The newly declassified National Intelligence Estimate on Iran [.pdf] says it clearly:
“We judge with high confidence that in fall 2003, Tehran halted its nuclear weapons program.“
Wow. So what we’ve been hearing from the Bush administration for the last four years is a paranoid distortion of the facts on the ground? Shocked. We are absolutely shocked.
No wonder Dick Cheney worked so feverishly to keep this bottled up.
More key judgments:
Iran’s still not very close to a nuclear bomb:
We judge with moderate confidence that the earliest possible date Iran would be technically capable of producing enough HEU [highly enriched uranium] for a weapon is late 2009, but that this is very unlikely.
We judge with moderate confidence Iran probably would be technically capable of producing enough HEU for a weapon sometime during the 2010-2015 time frame. (INR [The State Dept’s intelligence agency whose dissenting judgments on Iraq were spot on] judges Iran is unlikely to achieve this capability before 2013 because of foreseeable technical and programmatic problems.) All agencies recognize the possibility that this capability may not be attained until after 2015.
We judge with high confidence that Iran will not be technically capable of producing and reprocessing enough plutonium for a weapon before about 2015.
The regime is rational, and sanctions may work well as a deterrent:
Our assessment that Iran halted the program in 2003 primarily in response to international pressure indicates Tehran’s decisions are guided by a cost-benefit approach rather than a rush to a weapon irrespective of the political, economic, and military costs.

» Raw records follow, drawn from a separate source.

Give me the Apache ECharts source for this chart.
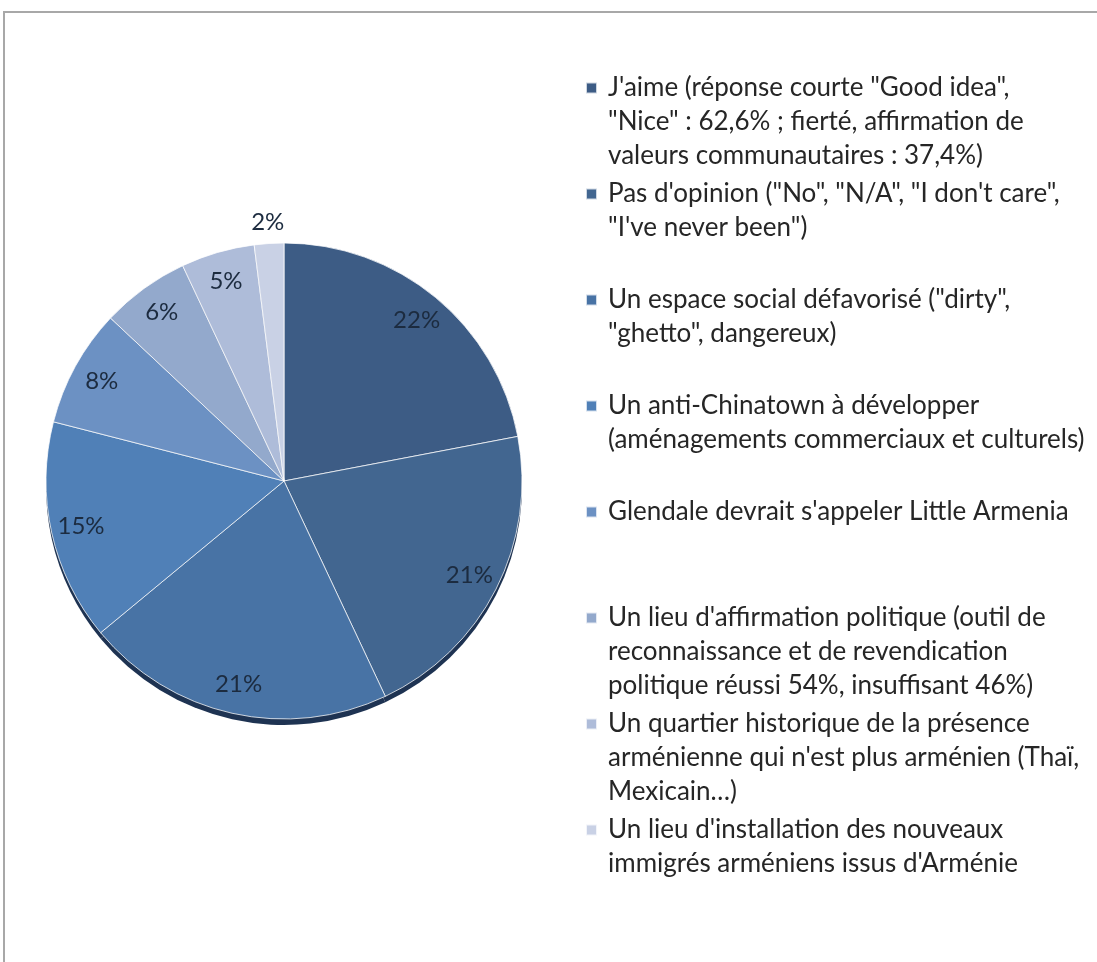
<!DOCTYPE html>
<html><head><meta charset="utf-8">
<script src="https://cdn.jsdelivr.net/npm/echarts@6/dist/echarts.min.js"></script>
<style>html,body{margin:0;padding:0;background:#fff}#c{width:1097px;height:962px}</style>
</head><body><div id="c"></div>
<script>
const categories = [
  "J'aime (réponse courte \"Good idea\",\n\"Nice\" : 62,6% ; fierté, affirmation de\nvaleurs communautaires : 37,4%)",
  "Pas d'opinion (\"No\", \"N/A\", \"I don't care\",\n\"I've never been\")",
  "Un espace social défavorisé (\"dirty\",\n\"ghetto\", dangereux)",
  "Un anti-Chinatown à développer\n(aménagements commerciaux et culturels)",
  "Glendale devrait s'appeler Little Armenia",
  "Un lieu d'affirmation politique (outil de\nreconnaissance et de revendication\npolitique réussi 54%, insuffisant 46%)",
  "Un quartier historique de la présence\narménienne qui n'est plus arménien (Thaï,\nMexicain…)",
  "Un lieu d'installation des nouveaux\nimmigrés arméniens issus d'Arménie"
];
const values = [22, 21, 21, 15, 8, 6, 5, 2];
const colors = ['#3d5c85', '#426690', '#4873a5', '#5080b7', '#6c91c3', '#93a9cc', '#aebcd9', '#c9d1e5'];

const CX = 284, CY = 481, R = 238;
const LH = 34, FONT = 'Lato', FS = 26, LFS = 24;
const LABEL_COLOR = '#1c2b3f';

const legends = categories.map((name, i) => {
  const n = name.split('\n').length;
  const m = 2 * n - 1;
  const c = 88 + i * 106;
  return {
    orient: 'vertical', left: 585, top: c - m * LH / 2, padding: 0,
    itemWidth: 11, itemHeight: 11, icon: 'rect', selectedMode: false,
    data: [name],
    formatter: nm => '\n'.repeat(n - 1) + nm,
    textStyle: { fontFamily: FONT, fontSize: FS, lineHeight: LH, color: '#262626',
      padding: [0, 0, 0, 6], backgroundColor: 'rgba(0,0,0,0)' }
  };
});

const mainData = categories.map((name, i) => ({ name, value: values[i], itemStyle: { color: colors[i] } }));
const shadowData = categories.map((name, i) => ({ name, value: values[i] }));
const ringA = categories.map((name, i) => ({ name, value: values[i], label: { show: i < categories.length - 1 } }));
const ringB = categories.map((name, i) => ({ name, value: values[i], label: { show: i === categories.length - 1 } }));

const labelStyle = { position: 'inside', formatter: '{c}%', color: LABEL_COLOR, fontFamily: FONT, fontSize: LFS };
const transparentItem = { color: 'rgba(0,0,0,0)', borderWidth: 0 };

const option = {
  backgroundColor: '#ffffff',
  animation: false,
  legend: legends,
  graphic: [{ type: 'rect', silent: true, shape: { x: 4, y: 12, width: 1300, height: 1100 },
    style: { fill: 'none', stroke: '#a8a8a8', lineWidth: 2 } }],
  series: [
    { type: 'pie', z: 2, center: [CX, CY], radius: R, startAngle: 90, clockwise: true,
      data: mainData, label: { show: false }, labelLine: { show: false },
      itemStyle: { borderColor: 'rgba(255,255,255,0.75)', borderWidth: 1 },
      emphasis: { disabled: true } },
    { type: 'pie', z: 1, silent: true, center: [CX, CY + 6], radius: R, startAngle: 90,
      data: shadowData, label: { show: false }, labelLine: { show: false },
      itemStyle: { color: '#1e3352', borderWidth: 0 }, emphasis: { disabled: true } },
    { type: 'pie', z: 3, silent: true, center: [CX, CY], radius: [166, 244], startAngle: 90,
      data: ringA, label: labelStyle, labelLine: { show: false },
      itemStyle: transparentItem, emphasis: { disabled: true } },
    { type: 'pie', z: 3, silent: true, center: [CX, CY], radius: [240, 272], startAngle: 90,
      data: ringB, label: labelStyle, labelLine: { show: false },
      itemStyle: transparentItem, emphasis: { disabled: true } }
  ]
};
const chart = echarts.init(document.getElementById('c'));
chart.setOption(option);
</script></body></html>
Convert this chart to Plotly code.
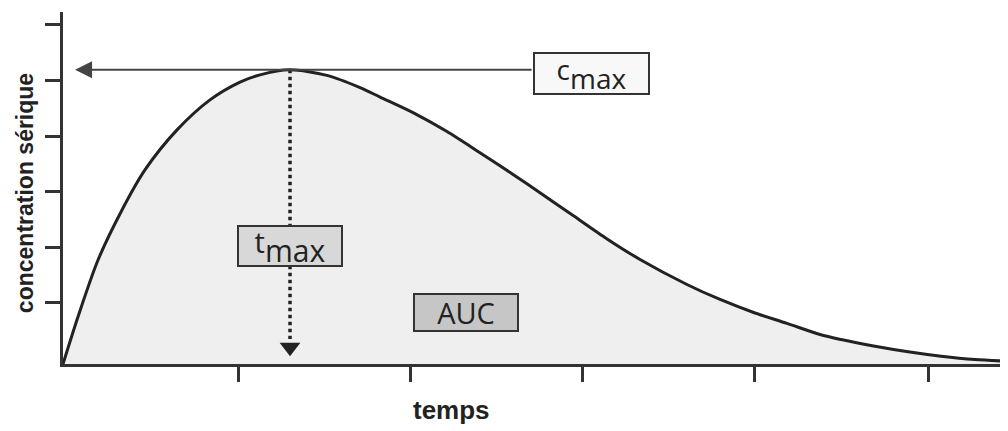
import plotly.graph_objects as go

# ---- data ----
time = [0, 0.087, 0.203, 0.342, 0.475, 0.661, 0.852, 1.026, 1.142, 1.316,
        1.530, 1.722, 1.838, 2.029, 2.226, 2.417, 2.609, 2.765, 2.957, 3.154,
        3.345, 3.617, 3.809, 4.0, 4.197, 4.388, 4.51, 4.707, 4.899, 5.09,
        5.287, 5.478]
conc = [0, 0.85, 1.87, 2.77, 3.49, 4.21, 4.75, 5.07, 5.20, 5.29,
        5.19, 4.97, 4.80, 4.52, 4.18, 3.80, 3.41, 3.08, 2.67, 2.25,
        1.88, 1.43, 1.16, 0.93, 0.73, 0.53, 0.44, 0.32, 0.22, 0.14,
        0.08, 0.05]
x_ticks = [1.015, 2.015, 3.01, 4.01, 5.015]
y_ticks = [1.1, 2.1, 3.1, 4.1, 5.1, 6.1]
x_title = "temps"
y_title = "concentration sérique"
lbl_cmax = ("c", "max")
lbl_tmax = ("t", "max")
lbl_auc = "AUC"

# derived peak
i_max = conc.index(max(conc))
t_max = time[i_max]
c_max = conc[i_max]

AX = "#333333"
INK = "#222222"
LABEL_FONT = "Open Sans"

fig = go.Figure()

# area under curve + curve
fig.add_trace(go.Scatter(
    x=time, y=conc, mode="lines",
    line=dict(color=INK, width=3, shape="spline", smoothing=0.8),
    fill="tozeroy", fillcolor="#efefef", hoverinfo="skip", showlegend=False,
))

# dotted tmax drop line with arrow head
fig.add_trace(go.Scatter(
    x=[t_max, t_max], y=[c_max, 0.45], mode="lines",
    line=dict(color=INK, width=3.5, dash="dot"), hoverinfo="skip", showlegend=False,
))
fig.add_trace(go.Scatter(
    x=[t_max], y=[0.3], mode="markers",
    marker=dict(symbol="triangle-down", size=18, color=INK),
    hoverinfo="skip", showlegend=False,
))


def sub_label(pair, main_px=28, sub_px=29):
    # subscript drawn nearly as large as the main letter, as in the reference
    base = round(sub_px / 0.7)
    return ("<span style='font-size:%dpx'>%s</span><sub>%s</sub>" % (main_px, pair[0], pair[1]), base)


cm_txt, cm_size = sub_label(lbl_cmax, 28, 28)
tm_txt, tm_size = sub_label(lbl_tmax, 29, 30)

annotations = [
    # Cmax arrow (horizontal line pointing to the y axis)
    dict(x=0.07, y=c_max, ax=2.725, ay=c_max, xref="x", yref="y", axref="x", ayref="y",
         text="", showarrow=True, arrowhead=2, arrowsize=1.7, arrowwidth=2, arrowcolor="#444444",
         standoff=0, startstandoff=0),
    # boxes
    dict(x=3.064, y=5.225, xref="x", yref="y", text=cm_txt, showarrow=False,
         font=dict(family=LABEL_FONT, size=cm_size, color=INK), bgcolor="#f8f8f8",
         bordercolor=AX, borderwidth=2, borderpad=0, width=113, height=39,
         xanchor="center", yanchor="middle"),
    dict(x=t_max, y=2.122, xref="x", yref="y", text=tm_txt, showarrow=False,
         font=dict(family=LABEL_FONT, size=tm_size, color=INK), bgcolor="#d8d8d8",
         bordercolor=AX, borderwidth=2, borderpad=0, width=102, height=38,
         xanchor="center", yanchor="middle"),
    dict(x=2.336, y=0.926, xref="x", yref="y", text=lbl_auc, showarrow=False,
         font=dict(family=LABEL_FONT, size=29, color=INK), bgcolor="#c6c6c6",
         bordercolor=AX, borderwidth=2, borderpad=0, width=102, height=35,
         xanchor="center", yanchor="middle"),
    # axis titles
    dict(x=-0.040, y=0.486, xref="paper", yref="paper", text="<b>%s</b>" % y_title,
         textangle=-90, showarrow=False, xanchor="center", yanchor="middle",
         font=dict(family="Liberation Sans", size=23, color=INK)),
    dict(x=0.4116, y=-0.131, xref="paper", yref="paper", text="<b>%s</b>" % x_title,
         showarrow=False, xanchor="center", yanchor="middle",
         font=dict(family="Liberation Sans", size=26, color=INK)),
]

# page body has an 8px default margin: figure is sized/offset to compensate
fig.update_layout(
    width=1000, height=423,
    margin=dict(l=55, r=0, t=4, b=67),
    paper_bgcolor="white", plot_bgcolor="white",
    annotations=annotations,
    xaxis=dict(range=[0, 5.478], tickmode="array", tickvals=x_ticks, showticklabels=False,
               ticks="outside", ticklen=15, tickwidth=2.5, tickcolor=AX,
               showline=True, linecolor=AX, linewidth=2.5, showgrid=False, zeroline=False,
               fixedrange=True),
    yaxis=dict(range=[0, 6.33], tickmode="array", tickvals=y_ticks, showticklabels=False,
               ticks="outside", ticklen=15, tickwidth=2.5, tickcolor=AX,
               showline=True, linecolor=AX, linewidth=2.5, showgrid=False, zeroline=False,
               fixedrange=True),
)

fig.write_html("out.html")
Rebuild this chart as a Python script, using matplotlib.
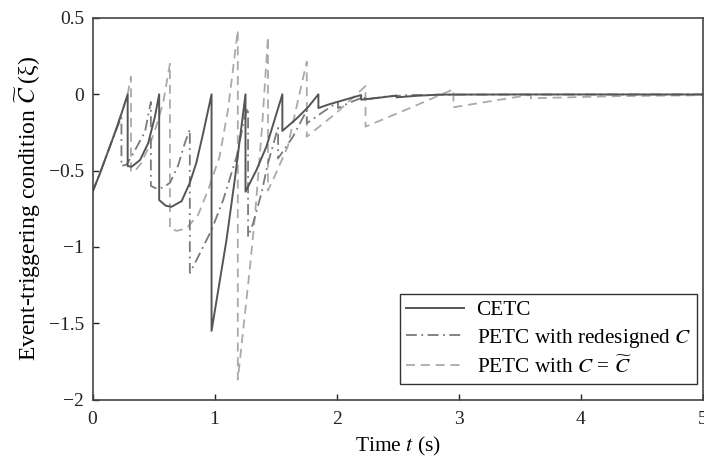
import matplotlib
matplotlib.use("Agg")
import matplotlib.pyplot as plt

plt.rcParams['font.family'] = ['Liberation Serif', 'DejaVu Serif']
plt.rcParams['mathtext.fontset'] = 'stix'
plt.rcParams['font.size'] = 15

# CETC (continuous event-triggered control)
cetc_t = [0, 0.06, 0.12, 0.18, 0.24, 0.288, 0.288, 0.32, 0.39, 0.456, 0.511, 0.546,
          0.546, 0.60, 0.647, 0.73, 0.797, 0.85, 0.906, 0.975, 0.975, 1.097, 1.165,
          1.253, 1.253, 1.343, 1.424, 1.555, 1.555, 1.67, 1.765, 1.85, 1.85, 1.94,
          2.07, 2.2, 2.2, 2.35, 2.49, 2.49, 2.65, 2.84, 3.5, 5.0]
cetc_y = [-0.64, -0.52, -0.39, -0.26, -0.12, 0.0, -0.47, -0.475, -0.43, -0.32, -0.147, 0.0,
          -0.693, -0.73, -0.737, -0.70, -0.58, -0.45, -0.256, 0.0, -1.55, -0.956, -0.56,
          0.0, -0.638, -0.496, -0.343, 0.0, -0.24, -0.16, -0.085, 0.0, -0.09, -0.065,
          -0.035, -0.005, -0.035, -0.022, -0.008, -0.02, -0.01, -0.002, -0.001, -0.001]

# PETC with redesigned C
petc_r_t = [0, 0.06, 0.12, 0.18, 0.237, 0.237, 0.28, 0.334, 0.43, 0.478, 0.478, 0.53,
            0.58, 0.634, 0.70, 0.756, 0.797, 0.797, 0.852, 0.975, 1.07, 1.18, 1.247,
            1.274, 1.274, 1.315, 1.383, 1.437, 1.506, 1.52, 1.52, 1.64, 1.755, 1.755,
            1.88, 2.01, 2.01, 2.12, 2.23, 2.23, 2.4, 2.6, 3.0, 5.0]
petc_r_y = [-0.64, -0.52, -0.39, -0.26, -0.15, -0.47, -0.46, -0.387, -0.245, -0.05, -0.60,
            -0.62, -0.61, -0.58, -0.47, -0.32, -0.23, -1.17, -1.086, -0.889, -0.693,
            -0.409, -0.147, -0.09, -0.933, -0.846, -0.65, -0.452, -0.256, -0.22, -0.42,
            -0.28, -0.105, -0.19, -0.12, -0.05, -0.09, -0.05, -0.015, -0.035, -0.015,
            -0.005, -0.002, -0.001]

# PETC with C = C~
petc_c_t = [0, 0.06, 0.12, 0.18, 0.24, 0.288, 0.315, 0.315, 0.34, 0.40, 0.47, 0.53, 0.58,
            0.634, 0.634, 0.69, 0.77, 0.865, 0.947, 1.04, 1.11, 1.19, 1.19, 1.29, 1.33,
            1.39, 1.437, 1.437, 1.49, 1.6, 1.68, 1.755, 1.755, 2.0, 2.236, 2.236, 2.6,
            2.956, 2.956, 3.3, 3.59, 3.59, 4.3, 5.0]
petc_c_y = [-0.64, -0.52, -0.39, -0.26, -0.12, 0.0, 0.115, -0.50, -0.51, -0.45, -0.33,
            -0.19, -0.05, 0.2, -0.88, -0.895, -0.878, -0.79, -0.627, -0.41, -0.1, 0.42,
            -1.87, -1.13, -0.80, -0.2, 0.377, -0.63, -0.54, -0.34, -0.05, 0.214, -0.278,
            -0.12, 0.054, -0.212, -0.09, 0.033, -0.085, -0.04, -0.003, -0.026, -0.012,
            -0.006]

labels = ["CETC", r"PETC with redesigned $C$", r"PETC with $C$ = $\widetilde{C}$"]
x_ticks = [0, 1, 2, 3, 4, 5]
y_ticks = [-2, -1.5, -1, -0.5, 0, 0.5]
y_ticklabels = ["\u22122", "\u22121.5", "\u22121", "\u22120.5", "0", "0.5"]

fig = plt.figure(figsize=(7.04, 4.58), dpi=100)
ax = fig.add_axes([0.1314, 0.1277, 0.8672, 0.8330])

ax.plot(petc_c_t, petc_c_y, color='#aaaaaa', lw=1.3, dashes=(5, 3.2), label=labels[2])
ax.plot(petc_r_t, petc_r_y, color='#7a7a7a', lw=1.3, dashes=(6, 2.5, 1, 2.5), label=labels[1])
ax.plot(cetc_t, cetc_y, color='#555555', lw=1.4, label=labels[0])

ax.set_xlim(0, 5)
ax.set_ylim(-2, 0.5)
ax.set_xticks(x_ticks)
ax.set_xticklabels([str(v) for v in x_ticks])
ax.set_yticks(y_ticks)
ax.set_yticklabels(y_ticklabels)
ax.tick_params(direction='in', length=4, width=1, colors='#222222', labelsize=14,
               top=False, right=False)
ax.tick_params(axis='x', pad=8)
ax.tick_params(axis='y', pad=6)
for s in ax.spines.values():
    s.set_color('#444444')
    s.set_linewidth(1.2)

ax.set_xlabel(r"Time $t$ (s)", fontsize=15.5, labelpad=5)
ax.set_ylabel("Event-triggering condition $\\widetilde{C}$\u2009(\u03be)", fontsize=17,
              labelpad=4)

h, l = ax.get_legend_handles_labels()
order = [2, 1, 0]
leg = ax.legend([h[i] for i in order], [l[i] for i in order], loc='lower right',
                bbox_to_anchor=(0.9906, 0.0406), borderaxespad=0, fancybox=False,
                framealpha=1, edgecolor='#333333', fontsize=15.3, handlelength=2.7,
                handletextpad=0.6, labelspacing=0.3, borderpad=0.3)
leg.get_frame().set_linewidth(1.0)

fig.savefig("out.png", dpi=100)
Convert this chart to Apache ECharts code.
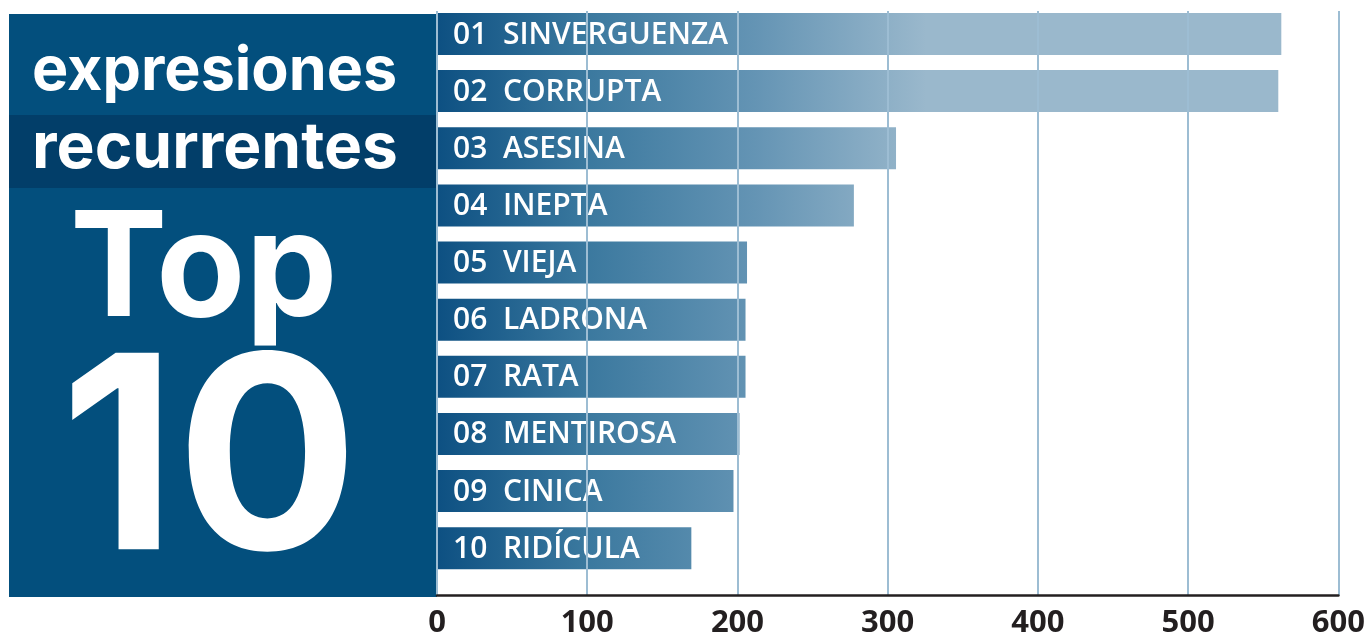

This, in turn, suggests that some combination of threats of intensified international scrutiny and pressures, along with opportunities for Iran to achieve its security, prestige, and goals for regional influence in other ways, might — if perceived by Iran’s leaders as credible — prompt Tehran to extend the current halt to its nuclear weapons program. It is difficult to specify what such a combination might be.